## THE REQUEST
State how many lines contain the string "this", and write nothing else.

* * * * *

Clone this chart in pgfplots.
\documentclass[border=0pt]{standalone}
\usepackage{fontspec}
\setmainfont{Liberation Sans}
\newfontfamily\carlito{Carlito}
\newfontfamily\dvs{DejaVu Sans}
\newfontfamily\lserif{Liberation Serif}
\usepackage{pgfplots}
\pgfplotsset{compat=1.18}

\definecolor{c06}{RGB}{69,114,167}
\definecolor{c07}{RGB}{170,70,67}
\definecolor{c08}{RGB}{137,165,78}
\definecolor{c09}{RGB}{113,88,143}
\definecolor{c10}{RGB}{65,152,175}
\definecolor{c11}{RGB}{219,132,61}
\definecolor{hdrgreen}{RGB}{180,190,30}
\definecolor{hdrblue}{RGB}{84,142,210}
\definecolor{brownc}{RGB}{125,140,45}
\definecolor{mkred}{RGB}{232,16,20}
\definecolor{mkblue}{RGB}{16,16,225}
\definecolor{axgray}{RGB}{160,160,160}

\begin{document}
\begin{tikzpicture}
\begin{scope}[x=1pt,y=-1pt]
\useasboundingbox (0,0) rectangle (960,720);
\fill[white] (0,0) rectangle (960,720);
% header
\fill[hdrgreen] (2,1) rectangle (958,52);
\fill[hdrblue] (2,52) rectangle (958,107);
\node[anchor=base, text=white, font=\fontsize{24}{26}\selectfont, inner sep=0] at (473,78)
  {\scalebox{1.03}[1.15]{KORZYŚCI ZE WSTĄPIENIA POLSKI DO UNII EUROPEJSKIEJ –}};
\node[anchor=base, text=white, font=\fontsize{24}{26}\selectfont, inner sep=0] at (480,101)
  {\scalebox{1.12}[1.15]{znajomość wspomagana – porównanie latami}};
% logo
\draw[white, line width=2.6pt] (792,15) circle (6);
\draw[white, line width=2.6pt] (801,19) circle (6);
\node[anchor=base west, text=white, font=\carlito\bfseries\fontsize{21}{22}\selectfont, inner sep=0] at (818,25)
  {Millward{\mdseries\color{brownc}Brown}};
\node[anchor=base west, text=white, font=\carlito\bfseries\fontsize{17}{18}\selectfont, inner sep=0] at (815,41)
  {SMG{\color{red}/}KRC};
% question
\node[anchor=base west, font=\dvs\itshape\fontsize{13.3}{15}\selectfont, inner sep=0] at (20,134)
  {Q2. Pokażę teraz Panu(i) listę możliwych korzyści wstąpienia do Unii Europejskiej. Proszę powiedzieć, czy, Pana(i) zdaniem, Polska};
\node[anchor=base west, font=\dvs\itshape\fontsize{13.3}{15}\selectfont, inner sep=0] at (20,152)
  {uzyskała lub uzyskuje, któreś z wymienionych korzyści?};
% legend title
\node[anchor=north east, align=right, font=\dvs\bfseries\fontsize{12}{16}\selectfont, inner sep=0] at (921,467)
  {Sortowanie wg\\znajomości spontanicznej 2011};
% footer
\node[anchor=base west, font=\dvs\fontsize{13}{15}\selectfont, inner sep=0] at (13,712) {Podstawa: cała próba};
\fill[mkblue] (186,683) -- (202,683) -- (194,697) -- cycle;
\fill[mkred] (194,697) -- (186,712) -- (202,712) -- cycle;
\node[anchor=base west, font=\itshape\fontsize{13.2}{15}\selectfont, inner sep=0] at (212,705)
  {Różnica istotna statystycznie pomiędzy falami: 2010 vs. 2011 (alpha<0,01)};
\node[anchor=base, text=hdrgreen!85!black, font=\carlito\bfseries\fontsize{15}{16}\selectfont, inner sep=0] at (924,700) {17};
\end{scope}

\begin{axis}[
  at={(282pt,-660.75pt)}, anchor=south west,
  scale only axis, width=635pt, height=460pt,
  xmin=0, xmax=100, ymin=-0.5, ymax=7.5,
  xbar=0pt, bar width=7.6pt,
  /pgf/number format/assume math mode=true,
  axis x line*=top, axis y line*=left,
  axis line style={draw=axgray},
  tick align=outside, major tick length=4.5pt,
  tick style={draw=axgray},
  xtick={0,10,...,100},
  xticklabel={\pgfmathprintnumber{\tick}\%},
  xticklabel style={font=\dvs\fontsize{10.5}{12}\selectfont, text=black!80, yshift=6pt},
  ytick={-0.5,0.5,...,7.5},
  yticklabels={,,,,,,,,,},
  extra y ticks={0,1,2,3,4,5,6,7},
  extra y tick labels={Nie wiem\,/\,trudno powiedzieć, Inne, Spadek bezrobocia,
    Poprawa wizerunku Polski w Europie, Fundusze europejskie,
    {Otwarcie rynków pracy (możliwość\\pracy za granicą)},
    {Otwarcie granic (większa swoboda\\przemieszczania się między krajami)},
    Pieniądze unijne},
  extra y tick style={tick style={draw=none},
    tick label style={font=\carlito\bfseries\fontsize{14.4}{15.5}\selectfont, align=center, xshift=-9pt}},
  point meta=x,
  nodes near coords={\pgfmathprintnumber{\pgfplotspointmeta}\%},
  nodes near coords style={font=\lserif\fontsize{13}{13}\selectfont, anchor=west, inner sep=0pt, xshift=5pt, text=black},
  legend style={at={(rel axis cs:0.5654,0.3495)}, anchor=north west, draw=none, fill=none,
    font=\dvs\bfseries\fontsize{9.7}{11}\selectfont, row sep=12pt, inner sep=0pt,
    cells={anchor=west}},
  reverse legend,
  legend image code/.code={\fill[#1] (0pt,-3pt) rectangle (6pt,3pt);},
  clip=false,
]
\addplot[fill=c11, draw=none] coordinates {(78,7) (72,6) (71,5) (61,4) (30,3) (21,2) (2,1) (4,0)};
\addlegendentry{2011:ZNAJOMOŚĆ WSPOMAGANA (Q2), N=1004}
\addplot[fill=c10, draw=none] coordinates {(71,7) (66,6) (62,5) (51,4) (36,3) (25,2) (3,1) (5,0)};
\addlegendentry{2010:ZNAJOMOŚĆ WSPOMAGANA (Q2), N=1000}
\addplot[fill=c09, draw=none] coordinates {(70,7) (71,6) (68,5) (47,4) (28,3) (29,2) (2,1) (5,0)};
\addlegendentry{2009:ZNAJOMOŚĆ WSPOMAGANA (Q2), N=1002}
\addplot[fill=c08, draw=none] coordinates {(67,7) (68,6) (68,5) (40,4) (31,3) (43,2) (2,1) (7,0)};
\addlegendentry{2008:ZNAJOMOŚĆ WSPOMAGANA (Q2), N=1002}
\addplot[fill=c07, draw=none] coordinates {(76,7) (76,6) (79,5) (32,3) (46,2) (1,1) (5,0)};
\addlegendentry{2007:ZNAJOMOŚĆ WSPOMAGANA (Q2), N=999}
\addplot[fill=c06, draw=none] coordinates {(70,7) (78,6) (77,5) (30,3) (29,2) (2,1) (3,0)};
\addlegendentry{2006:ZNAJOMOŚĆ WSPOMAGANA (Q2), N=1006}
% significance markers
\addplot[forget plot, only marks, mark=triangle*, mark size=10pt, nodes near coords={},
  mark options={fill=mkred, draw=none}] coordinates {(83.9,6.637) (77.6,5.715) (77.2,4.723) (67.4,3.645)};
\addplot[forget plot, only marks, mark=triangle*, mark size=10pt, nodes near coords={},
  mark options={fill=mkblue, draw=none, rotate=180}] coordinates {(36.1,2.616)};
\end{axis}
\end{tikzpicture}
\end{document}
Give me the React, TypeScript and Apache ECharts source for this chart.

* * * * *

## COMPLETED TASK
2